-- START OF GIVEN DATA --
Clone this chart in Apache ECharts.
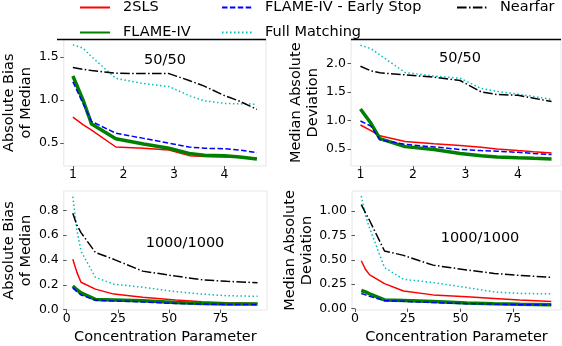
-- END OF GIVEN DATA --
-- START OF GIVEN DATA --
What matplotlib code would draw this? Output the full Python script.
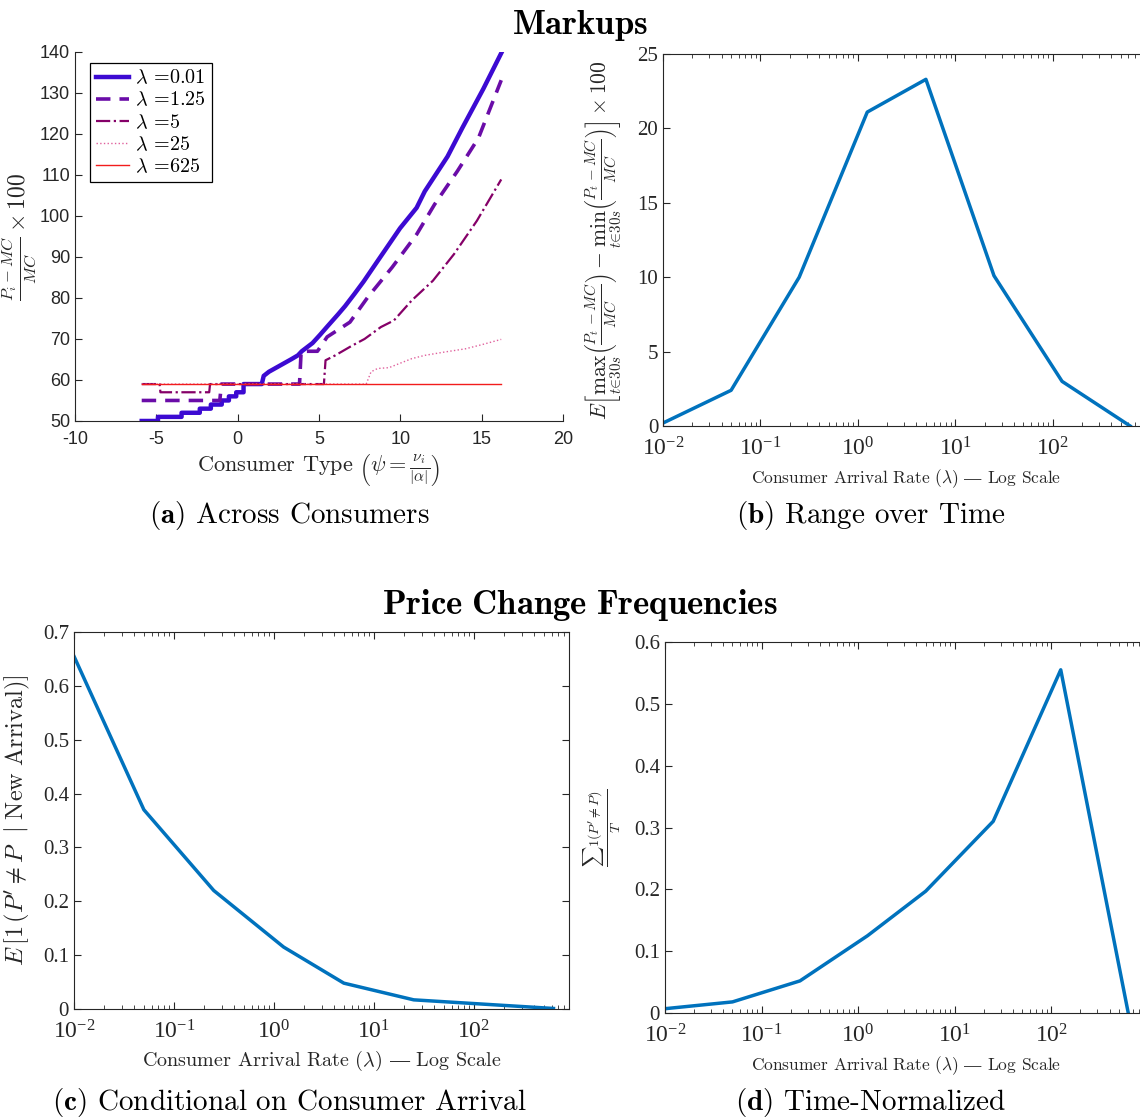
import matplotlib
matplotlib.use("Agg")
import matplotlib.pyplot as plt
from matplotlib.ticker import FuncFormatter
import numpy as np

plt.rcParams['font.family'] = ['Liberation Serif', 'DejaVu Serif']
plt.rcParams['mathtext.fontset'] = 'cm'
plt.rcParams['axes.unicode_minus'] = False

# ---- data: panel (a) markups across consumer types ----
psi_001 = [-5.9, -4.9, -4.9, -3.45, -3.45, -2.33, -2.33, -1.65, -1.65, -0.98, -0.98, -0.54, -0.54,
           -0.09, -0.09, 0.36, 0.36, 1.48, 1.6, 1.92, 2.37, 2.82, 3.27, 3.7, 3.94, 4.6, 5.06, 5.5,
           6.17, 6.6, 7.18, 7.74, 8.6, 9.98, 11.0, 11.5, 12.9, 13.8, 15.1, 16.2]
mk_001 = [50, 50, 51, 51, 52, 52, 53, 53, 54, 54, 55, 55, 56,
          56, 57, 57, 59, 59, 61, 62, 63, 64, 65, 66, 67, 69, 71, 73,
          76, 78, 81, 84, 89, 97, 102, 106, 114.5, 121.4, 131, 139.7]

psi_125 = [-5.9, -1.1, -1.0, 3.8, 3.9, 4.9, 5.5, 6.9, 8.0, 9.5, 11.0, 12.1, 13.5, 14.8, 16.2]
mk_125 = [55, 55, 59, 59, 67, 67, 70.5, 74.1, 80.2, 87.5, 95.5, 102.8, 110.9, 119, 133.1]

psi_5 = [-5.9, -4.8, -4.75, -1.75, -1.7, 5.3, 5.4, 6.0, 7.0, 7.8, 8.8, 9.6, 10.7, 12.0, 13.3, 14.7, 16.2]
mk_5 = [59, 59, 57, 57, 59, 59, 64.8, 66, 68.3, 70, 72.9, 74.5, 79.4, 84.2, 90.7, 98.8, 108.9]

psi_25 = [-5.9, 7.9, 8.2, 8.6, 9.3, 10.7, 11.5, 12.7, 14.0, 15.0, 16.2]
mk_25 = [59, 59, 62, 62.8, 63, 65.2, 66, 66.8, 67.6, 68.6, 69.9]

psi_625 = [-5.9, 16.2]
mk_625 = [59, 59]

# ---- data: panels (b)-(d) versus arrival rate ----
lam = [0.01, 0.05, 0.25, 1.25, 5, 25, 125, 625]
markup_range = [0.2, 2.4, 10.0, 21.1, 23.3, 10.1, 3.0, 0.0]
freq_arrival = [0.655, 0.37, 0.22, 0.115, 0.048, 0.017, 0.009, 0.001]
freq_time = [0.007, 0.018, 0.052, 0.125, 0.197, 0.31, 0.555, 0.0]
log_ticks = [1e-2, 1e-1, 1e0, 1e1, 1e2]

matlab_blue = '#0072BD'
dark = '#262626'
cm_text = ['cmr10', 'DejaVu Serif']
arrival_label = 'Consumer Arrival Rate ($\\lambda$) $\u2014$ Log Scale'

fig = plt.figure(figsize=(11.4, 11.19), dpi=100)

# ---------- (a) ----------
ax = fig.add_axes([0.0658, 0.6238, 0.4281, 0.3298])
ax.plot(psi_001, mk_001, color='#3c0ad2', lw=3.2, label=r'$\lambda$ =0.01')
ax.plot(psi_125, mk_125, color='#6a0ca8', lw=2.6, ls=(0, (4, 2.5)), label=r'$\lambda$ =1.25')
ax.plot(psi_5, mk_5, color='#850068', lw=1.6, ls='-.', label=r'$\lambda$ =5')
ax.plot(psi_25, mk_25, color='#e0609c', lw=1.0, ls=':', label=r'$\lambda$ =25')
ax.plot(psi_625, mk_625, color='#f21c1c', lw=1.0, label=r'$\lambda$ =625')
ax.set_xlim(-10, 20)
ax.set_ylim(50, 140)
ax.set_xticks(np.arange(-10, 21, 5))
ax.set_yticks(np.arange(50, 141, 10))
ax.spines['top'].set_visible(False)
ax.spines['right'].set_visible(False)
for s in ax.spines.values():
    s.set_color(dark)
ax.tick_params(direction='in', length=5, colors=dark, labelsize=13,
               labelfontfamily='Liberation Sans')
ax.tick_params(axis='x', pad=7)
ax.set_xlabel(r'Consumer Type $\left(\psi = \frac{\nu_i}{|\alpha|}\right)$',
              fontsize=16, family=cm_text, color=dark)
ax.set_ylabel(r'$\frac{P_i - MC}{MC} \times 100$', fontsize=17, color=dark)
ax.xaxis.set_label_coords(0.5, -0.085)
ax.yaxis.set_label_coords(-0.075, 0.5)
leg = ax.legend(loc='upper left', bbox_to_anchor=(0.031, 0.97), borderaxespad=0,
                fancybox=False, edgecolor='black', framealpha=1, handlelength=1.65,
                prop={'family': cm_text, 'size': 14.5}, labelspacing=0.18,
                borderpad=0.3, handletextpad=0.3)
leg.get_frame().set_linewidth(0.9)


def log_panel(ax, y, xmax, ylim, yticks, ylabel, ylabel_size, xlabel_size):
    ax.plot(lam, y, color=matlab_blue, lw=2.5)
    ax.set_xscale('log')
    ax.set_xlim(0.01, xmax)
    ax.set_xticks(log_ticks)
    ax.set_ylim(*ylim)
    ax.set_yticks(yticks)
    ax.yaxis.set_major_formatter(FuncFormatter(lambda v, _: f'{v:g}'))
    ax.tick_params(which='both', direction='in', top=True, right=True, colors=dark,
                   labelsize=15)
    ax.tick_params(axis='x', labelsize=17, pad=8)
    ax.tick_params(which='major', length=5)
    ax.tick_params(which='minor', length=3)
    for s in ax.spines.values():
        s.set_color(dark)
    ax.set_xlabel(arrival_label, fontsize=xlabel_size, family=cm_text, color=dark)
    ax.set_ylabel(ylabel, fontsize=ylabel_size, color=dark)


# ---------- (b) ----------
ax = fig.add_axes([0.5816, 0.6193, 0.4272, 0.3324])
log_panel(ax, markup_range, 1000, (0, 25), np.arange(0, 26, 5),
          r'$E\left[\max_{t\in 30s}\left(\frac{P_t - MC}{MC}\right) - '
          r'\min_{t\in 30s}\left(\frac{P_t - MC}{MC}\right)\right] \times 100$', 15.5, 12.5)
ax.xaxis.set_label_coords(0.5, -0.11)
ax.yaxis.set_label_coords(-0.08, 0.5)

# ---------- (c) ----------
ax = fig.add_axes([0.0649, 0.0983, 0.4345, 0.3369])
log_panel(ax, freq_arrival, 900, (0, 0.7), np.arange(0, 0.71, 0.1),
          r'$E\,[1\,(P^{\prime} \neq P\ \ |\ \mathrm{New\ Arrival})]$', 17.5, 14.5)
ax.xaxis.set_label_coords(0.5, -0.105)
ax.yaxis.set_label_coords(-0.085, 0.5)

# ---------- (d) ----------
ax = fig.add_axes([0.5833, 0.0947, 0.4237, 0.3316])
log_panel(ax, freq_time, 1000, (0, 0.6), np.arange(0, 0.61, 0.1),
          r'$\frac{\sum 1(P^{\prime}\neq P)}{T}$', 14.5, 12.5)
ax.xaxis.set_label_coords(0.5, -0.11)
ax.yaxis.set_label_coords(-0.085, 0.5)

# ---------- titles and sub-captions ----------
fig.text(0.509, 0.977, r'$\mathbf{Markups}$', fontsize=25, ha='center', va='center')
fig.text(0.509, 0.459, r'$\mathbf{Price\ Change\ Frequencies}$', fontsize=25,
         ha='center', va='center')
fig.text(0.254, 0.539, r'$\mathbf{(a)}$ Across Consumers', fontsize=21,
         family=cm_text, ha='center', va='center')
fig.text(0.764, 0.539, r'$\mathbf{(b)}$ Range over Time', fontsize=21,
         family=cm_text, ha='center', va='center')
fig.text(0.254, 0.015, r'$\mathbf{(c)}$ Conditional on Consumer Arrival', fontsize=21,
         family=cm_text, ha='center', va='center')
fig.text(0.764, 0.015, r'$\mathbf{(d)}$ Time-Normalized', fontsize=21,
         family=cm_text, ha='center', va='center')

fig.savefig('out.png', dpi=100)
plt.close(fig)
-- END OF GIVEN DATA --
-- START OF GIVEN DATA --
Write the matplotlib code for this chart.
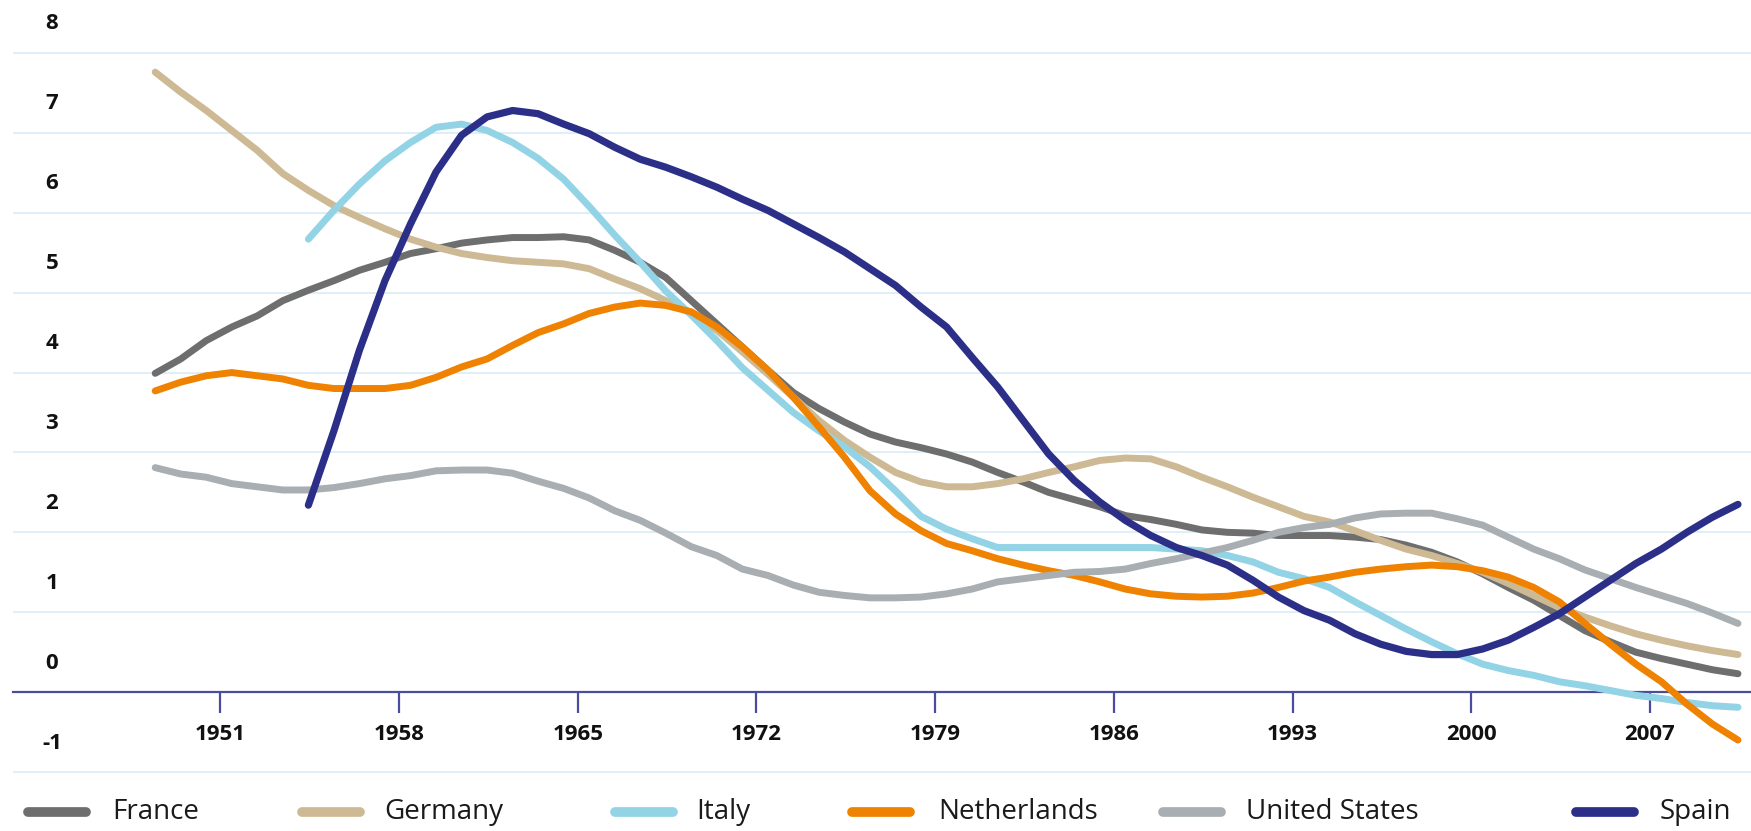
-- END OF GIVEN DATA --
— EXERCISE —
From the listing above, repeat only the lines between the line containing "What matplotlib code" and the line containing "110.9, 119, 133.1]", those two included. Pictures are not part of the copy.

— RESULT OF THIS EXERCISE —
What matplotlib code would draw this? Output the full Python script.
import matplotlib
matplotlib.use("Agg")
import matplotlib.pyplot as plt
from matplotlib.ticker import FuncFormatter
import numpy as np

plt.rcParams['font.family'] = ['Liberation Serif', 'DejaVu Serif']
plt.rcParams['mathtext.fontset'] = 'cm'
plt.rcParams['axes.unicode_minus'] = False

# ---- data: panel (a) markups across consumer types ----
psi_001 = [-5.9, -4.9, -4.9, -3.45, -3.45, -2.33, -2.33, -1.65, -1.65, -0.98, -0.98, -0.54, -0.54,
           -0.09, -0.09, 0.36, 0.36, 1.48, 1.6, 1.92, 2.37, 2.82, 3.27, 3.7, 3.94, 4.6, 5.06, 5.5,
           6.17, 6.6, 7.18, 7.74, 8.6, 9.98, 11.0, 11.5, 12.9, 13.8, 15.1, 16.2]
mk_001 = [50, 50, 51, 51, 52, 52, 53, 53, 54, 54, 55, 55, 56,
          56, 57, 57, 59, 59, 61, 62, 63, 64, 65, 66, 67, 69, 71, 73,
          76, 78, 81, 84, 89, 97, 102, 106, 114.5, 121.4, 131, 139.7]

psi_125 = [-5.9, -1.1, -1.0, 3.8, 3.9, 4.9, 5.5, 6.9, 8.0, 9.5, 11.0, 12.1, 13.5, 14.8, 16.2]
mk_125 = [55, 55, 59, 59, 67, 67, 70.5, 74.1, 80.2, 87.5, 95.5, 102.8, 110.9, 119, 133.1]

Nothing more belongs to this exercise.